Required work - Return a copy of every line in the records that includes the word "this".

Extracted records -
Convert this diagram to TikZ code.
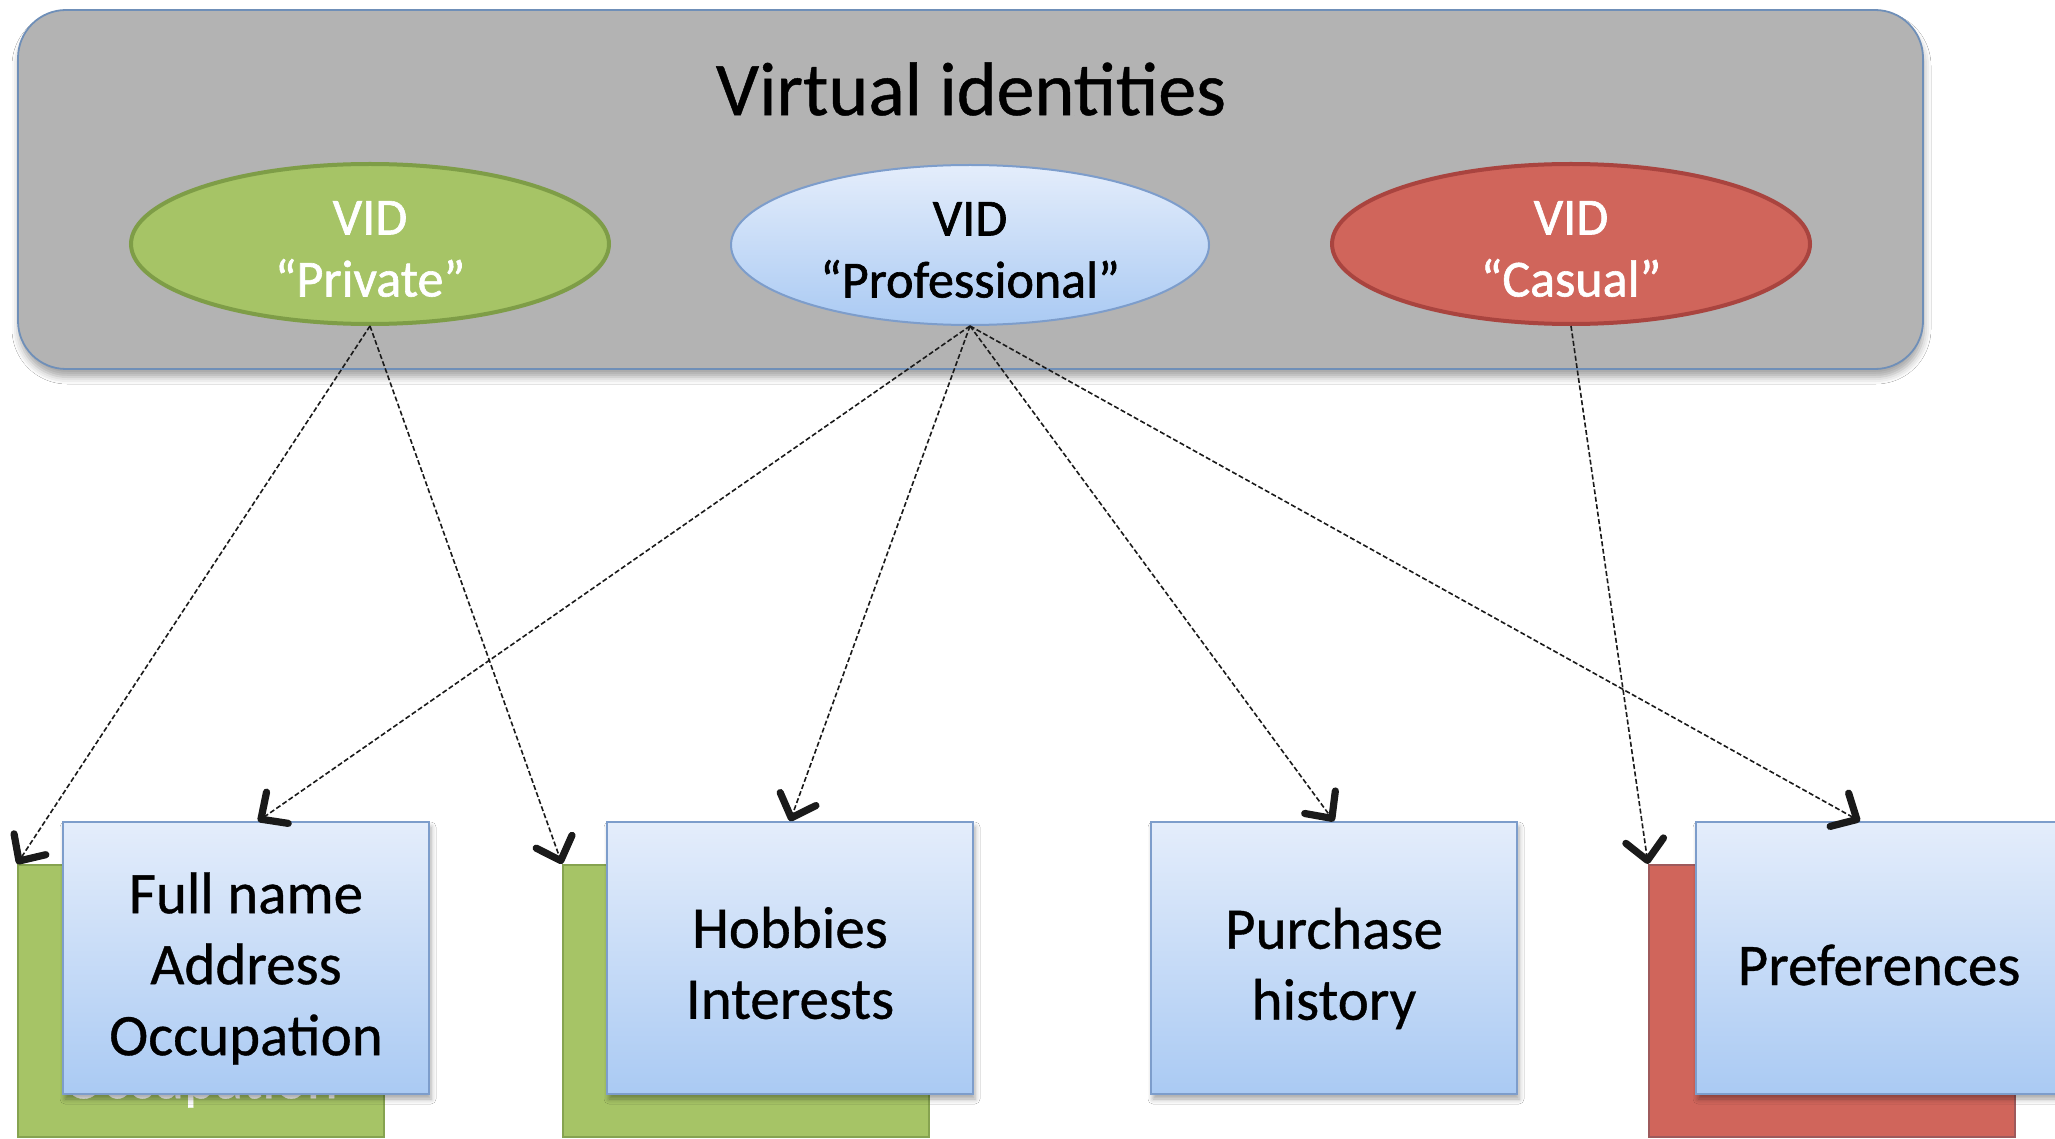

--

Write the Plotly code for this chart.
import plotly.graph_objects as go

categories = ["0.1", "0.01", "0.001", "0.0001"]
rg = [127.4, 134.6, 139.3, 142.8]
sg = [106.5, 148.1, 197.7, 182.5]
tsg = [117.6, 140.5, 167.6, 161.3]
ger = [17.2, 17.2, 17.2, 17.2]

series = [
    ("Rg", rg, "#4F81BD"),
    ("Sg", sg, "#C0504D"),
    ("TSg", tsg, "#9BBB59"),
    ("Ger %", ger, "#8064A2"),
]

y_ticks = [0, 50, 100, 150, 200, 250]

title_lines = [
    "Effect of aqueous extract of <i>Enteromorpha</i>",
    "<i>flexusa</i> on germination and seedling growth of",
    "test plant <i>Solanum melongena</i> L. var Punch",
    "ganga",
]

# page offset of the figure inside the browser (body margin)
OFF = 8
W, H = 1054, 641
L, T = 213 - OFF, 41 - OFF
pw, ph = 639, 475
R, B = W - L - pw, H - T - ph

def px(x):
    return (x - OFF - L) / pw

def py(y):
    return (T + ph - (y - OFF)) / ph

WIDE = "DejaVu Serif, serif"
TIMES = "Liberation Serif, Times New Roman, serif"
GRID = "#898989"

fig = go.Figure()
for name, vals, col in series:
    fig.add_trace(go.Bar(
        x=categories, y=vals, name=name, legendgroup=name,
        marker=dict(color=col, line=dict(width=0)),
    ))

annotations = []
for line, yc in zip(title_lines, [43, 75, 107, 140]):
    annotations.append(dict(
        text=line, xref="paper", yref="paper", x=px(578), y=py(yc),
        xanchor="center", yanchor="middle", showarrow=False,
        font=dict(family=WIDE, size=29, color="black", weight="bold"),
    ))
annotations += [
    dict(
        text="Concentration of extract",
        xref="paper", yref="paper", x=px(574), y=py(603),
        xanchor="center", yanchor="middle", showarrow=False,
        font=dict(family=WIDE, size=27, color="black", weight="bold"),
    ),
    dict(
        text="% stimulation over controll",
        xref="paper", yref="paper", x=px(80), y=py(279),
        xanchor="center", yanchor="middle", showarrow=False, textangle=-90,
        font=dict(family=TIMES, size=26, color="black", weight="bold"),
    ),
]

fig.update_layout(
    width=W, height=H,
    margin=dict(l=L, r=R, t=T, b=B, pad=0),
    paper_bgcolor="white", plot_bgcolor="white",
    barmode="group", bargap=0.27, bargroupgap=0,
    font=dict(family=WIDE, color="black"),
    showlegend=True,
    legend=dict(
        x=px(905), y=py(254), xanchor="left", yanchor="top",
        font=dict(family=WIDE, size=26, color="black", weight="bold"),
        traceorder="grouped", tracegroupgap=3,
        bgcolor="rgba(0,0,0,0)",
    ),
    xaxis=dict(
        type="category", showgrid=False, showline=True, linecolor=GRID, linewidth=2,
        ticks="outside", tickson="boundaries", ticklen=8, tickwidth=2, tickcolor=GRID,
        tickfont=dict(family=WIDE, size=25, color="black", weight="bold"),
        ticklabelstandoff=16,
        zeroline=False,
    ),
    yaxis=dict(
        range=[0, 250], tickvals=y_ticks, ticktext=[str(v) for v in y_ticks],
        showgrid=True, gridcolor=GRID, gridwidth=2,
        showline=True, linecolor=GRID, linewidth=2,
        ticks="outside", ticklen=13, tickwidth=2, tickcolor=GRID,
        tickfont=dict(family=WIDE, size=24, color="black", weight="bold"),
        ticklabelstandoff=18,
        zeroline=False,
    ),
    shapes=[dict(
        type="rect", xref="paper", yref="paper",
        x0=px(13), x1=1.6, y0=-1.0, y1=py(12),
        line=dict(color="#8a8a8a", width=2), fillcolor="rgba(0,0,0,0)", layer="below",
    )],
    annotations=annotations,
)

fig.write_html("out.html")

...

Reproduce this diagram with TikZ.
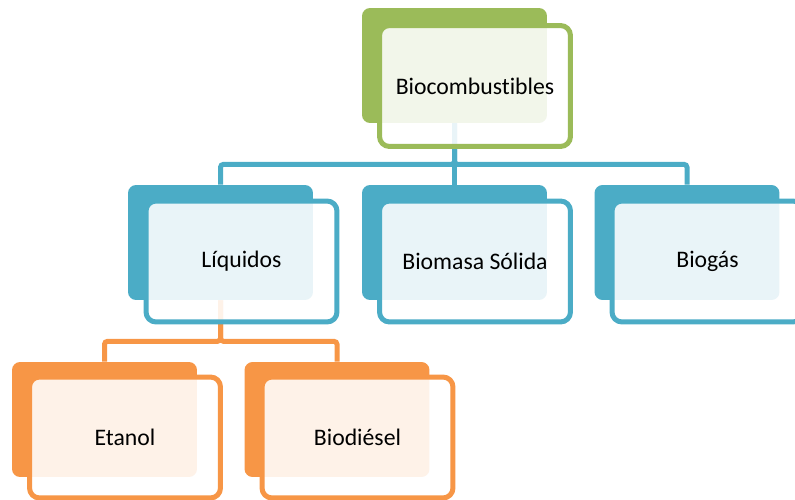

Expected output -
Convert this diagram to TikZ code.
Write the Plotly code for this chart.
Reproduce this diagram with TikZ.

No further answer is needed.